Sometimes it surprises me how some people treat other people. Sometimes we justify it, saying that it’s not that bad. When kids are bullied, we tend to say, “All kids are bullied,” or, “it happened to me when I was their age.” When we’re mistreated, we tend to say, “Oh, they mean well, but they just don’t understand.”
Quite frankly, I call bull crap on that, “Oh, they mean well,” thing. If you treat a person like dirt, there’s really not an excuse. You can make a conscious choice to treat someone better than you do. I was treated poorly for a long time and a lot of the time I didn’t even realize that I was being treated poorly. I wrote off these moments as joking or personality, when in reality, these moments were hurtful and mean.
I went for years, having almost everything I did, or said, be ridiculed in some manner. If I exercised, it wasn’t doing much at all because I wasn’t running faster, or for longer, or because I wasn’t sweating more. If I watched a show that I liked, artfully directed and portrayed, it was a stupid show. If I liked a funny video, it was childish. If I liked a ghost show, it was Satanic. If I cleaned, it wasn’t clean enough. It was my fault if XYZ thing was done to me. This went on for years, and while I wasn’t physically beaten, I was trodden down mentally. Nothing I ever did was right, or enough. It didn’t matter how hard I tried.
Fast-forward to today, I’m treated well. I’m treated great. I’m treated as if my opinions matter. I’m treated as if I’m smart, which I am, very smart. I’m treated as if I’m beautiful. My interests and endeavors are worthy. I’m not treated as an inferior. I’m not treated like a child. I’m not constantly told that things I’m interested in are weird, stupid, or too much. I’m not always told my efforts are too little. I am appreciated for what I do.
This is a stark contrast to how my life used to be. Part of me has a hard time with this. I know not everyone is the same, specifically men, and I know that not all men will treat me the same. They don’t treat me the same. I’ve had wonderful treatment from men, since I’ve been dating again. I’ve only had one or two people who even said anything remotely mean to me out of a lot of people who I’ve talked to. Even though I know this, sometimes I still have trouble realizing that some people actually know how to treat other people.
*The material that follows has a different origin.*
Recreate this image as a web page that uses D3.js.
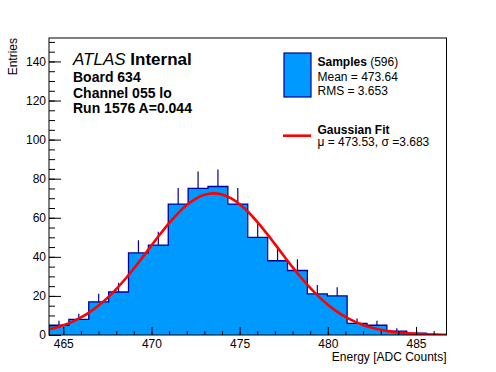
<!DOCTYPE html>
<html>
<head>
<meta charset="utf-8">
<script src="https://cdn.jsdelivr.net/npm/d3@7"></script>
<style>
  body { margin: 0; background: #fff; }
  svg text { font-family: "Liberation Sans", Arial, sans-serif; fill: #000; }
</style>
</head>
<body>
<svg id="hist" width="496" height="372"></svg>
<script>
// histogram: 20 equal bins over the axis range
var xRange = [464.19, 486.73];
var counts = [5, 8, 17, 22, 42, 46, 67, 75, 76, 67, 50, 38, 33, 21, 20, 6, 5, 2, 1, 0];
var nEntries = 596;

// gaussian fit
var fitX = [464, 464.5, 465, 465.5, 466, 466.5, 467, 467.5, 468, 468.5, 469, 469.5, 470, 470.5,
            471, 471.5, 472, 472.5, 473, 473.5, 474, 474.5, 475, 475.5, 476, 476.5, 477, 477.5,
            478, 478.5, 479, 479.5, 480, 480.5, 481, 481.5, 482, 482.5, 483, 483.5, 484, 484.5,
            485, 485.5, 486, 486.5, 487];
var fitY = [2.55, 3.59, 4.96, 6.73, 8.97, 11.73, 15.06, 18.98, 23.49, 28.53, 34.03, 39.85, 45.8, 51.69,
            57.26, 62.29, 66.5, 69.72, 71.75, 72.5, 71.91, 70.03, 66.95, 62.84, 57.9, 52.37, 46.52, 40.56,
            34.71, 29.17, 24.06, 19.49, 15.49, 12.09, 9.27, 6.97, 5.15, 3.73, 2.66, 1.86, 1.28, 0.86,
            0.57, 0.37, 0.23, 0.15, 0.09];

var xMajor = [465, 470, 475, 480, 485];
var yMajor = [0, 20, 40, 60, 80, 100, 120, 140];
var yMax = 152;

var labelLines = ["Board 634", "Channel 055 lo", "Run 1576 A=0.044"];
var legendStats = ["Mean = 473.64", "RMS = 3.653"];
var fitLabel = "\u03bc = 473.53, \u03c3 =3.683";

var fillBlue = "#0099ff",
    navy = "#000099";

var svg = d3.select("#hist"),
    margin = {top: 38, left: 49},
    width = 397.5,
    height = 297;

var x = d3.scaleLinear().domain(xRange).range([0, width]),
    y = d3.scaleLinear().domain([0, yMax]).range([height, 0]);

var g = svg.append("g")
    .attr("transform", "translate(" + margin.left + "," + margin.top + ")");

svg.append("defs").append("clipPath").attr("id", "plotclip")
  .append("rect").attr("width", width).attr("height", height);

var binW = (xRange[1] - xRange[0]) / counts.length;
var bins = counts.map(function(c, i) {
  return {lo: xRange[0] + i * binW, hi: xRange[0] + (i + 1) * binW, n: c};
});

var plot = g.append("g").attr("clip-path", "url(#plotclip)");

// step points shared by fill and outline
var stepPts = [[bins[0].lo, 0]];
bins.forEach(function(d) { stepPts.push([d.lo, d.n]); stepPts.push([d.hi, d.n]); });
stepPts.push([bins[bins.length - 1].hi, 0]);

var stepLine = d3.line()
    .x(function(d) { return x(d[0]); })
    .y(function(d) { return y(d[1]); });

plot.append("path")
  .attr("d", stepLine(stepPts) + "Z")
  .attr("fill", fillBlue)
  .attr("stroke", "none");

plot.append("path")
  .attr("d", stepLine(stepPts))
  .attr("fill", "none")
  .attr("stroke", navy)
  .attr("stroke-width", 1.3);

// error bars (upper half)
plot.selectAll(".err")
  .data(bins.filter(function(d) { return d.n > 0; }))
  .enter().append("line")
    .attr("class", "err")
    .attr("x1", function(d) { return x((d.lo + d.hi) / 2); })
    .attr("x2", function(d) { return x((d.lo + d.hi) / 2); })
    .attr("y1", function(d) { return y(d.n); })
    .attr("y2", function(d) { return y(d.n + Math.sqrt(d.n)); })
    .attr("stroke", navy)
    .attr("stroke-width", 1.2);

// fit curve
plot.append("path")
  .datum(d3.zip(fitX, fitY))
  .attr("d", d3.line()
    .curve(d3.curveMonotoneX)
    .x(function(d) { return x(d[0]); })
    .y(function(d) { return y(d[1]); }))
  .attr("fill", "none")
  .attr("stroke", "#ff0000")
  .attr("stroke-width", 2.6);

// axes
g.append("g").attr("transform", "translate(0," + height + ")")
  .call(d3.axisBottom(x).tickValues(xMajor).tickSize(-8).tickPadding(4));
g.append("g").attr("transform", "translate(0," + height + ")")
  .call(d3.axisBottom(x).tickValues(d3.range(465, 487)).tickSize(-4).tickFormat(""));
g.append("g")
  .call(d3.axisLeft(y).tickValues(yMajor).tickSize(-12).tickPadding(3));
g.append("g")
  .call(d3.axisLeft(y).tickValues(d3.range(0, yMax, 5)).tickSize(-6).tickFormat(""));

g.selectAll(".domain").remove();
g.selectAll(".tick line").attr("stroke", "#000");
g.selectAll(".tick text").attr("font-size", 12).attr("font-family", null);

// frame
g.append("rect")
  .attr("width", width).attr("height", height)
  .attr("fill", "none").attr("stroke", "#000").attr("stroke-width", 1);

// axis titles
svg.append("text")
  .attr("x", margin.left + width).attr("y", 361)
  .attr("text-anchor", "end").attr("font-size", 12)
  .text("Energy [ADC Counts]");
svg.append("text")
  .attr("transform", "translate(17,38) rotate(-90)")
  .attr("text-anchor", "end").attr("font-size", 12)
  .text("Entries");

// ATLAS label
var atlas = svg.append("text").attr("x", 73).attr("y", 65).attr("font-size", 17);
atlas.append("tspan").attr("font-style", "italic").text("ATLAS");
atlas.append("tspan").attr("font-weight", "bold").text(" Internal");

svg.selectAll(".info")
  .data(labelLines)
  .enter().append("text")
    .attr("class", "info")
    .attr("x", 73)
    .attr("y", function(d, i) { return 81.7 + i * 15.8; })
    .attr("font-size", 14).attr("font-weight", "bold")
    .text(function(d) { return d; });

// legend
svg.append("rect")
  .attr("x", 284).attr("y", 53).attr("width", 27).attr("height", 44)
  .attr("fill", fillBlue).attr("stroke", navy).attr("stroke-width", 1.2);

var samp = svg.append("text").attr("x", 317.5).attr("y", 65.5).attr("font-size", 12);
samp.append("tspan").attr("font-weight", "bold").text("Samples");
samp.append("tspan").text(" (" + nEntries + ")");

svg.selectAll(".stat")
  .data(legendStats)
  .enter().append("text")
    .attr("class", "stat")
    .attr("x", 317.5)
    .attr("y", function(d, i) { return 81 + i * 14; })
    .attr("font-size", 12)
    .text(function(d) { return d; });

svg.append("line")
  .attr("x1", 283).attr("x2", 311).attr("y1", 135.7).attr("y2", 135.7)
  .attr("stroke", "#ff0000").attr("stroke-width", 2.6);
svg.append("text")
  .attr("x", 317.5).attr("y", 133.5).attr("font-size", 12).attr("font-weight", "bold")
  .text("Gaussian Fit");
svg.append("text")
  .attr("x", 317.5).attr("y", 146).attr("font-size", 12)
  .text(fitLabel);
</script>
</body>
</html>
I was conditioned to believe that being treated like a person wasn’t a thing that happened in relationships, but it is. I’m treated as if I’m more than a person actually. I’m treated like I matter. Kindness isn’t begrudgingly given to me. In turn, I try my absolute best to treat my man-friend(man not boy) with the most humanity and respect that I can muster. Treating another person like a person goes a long way.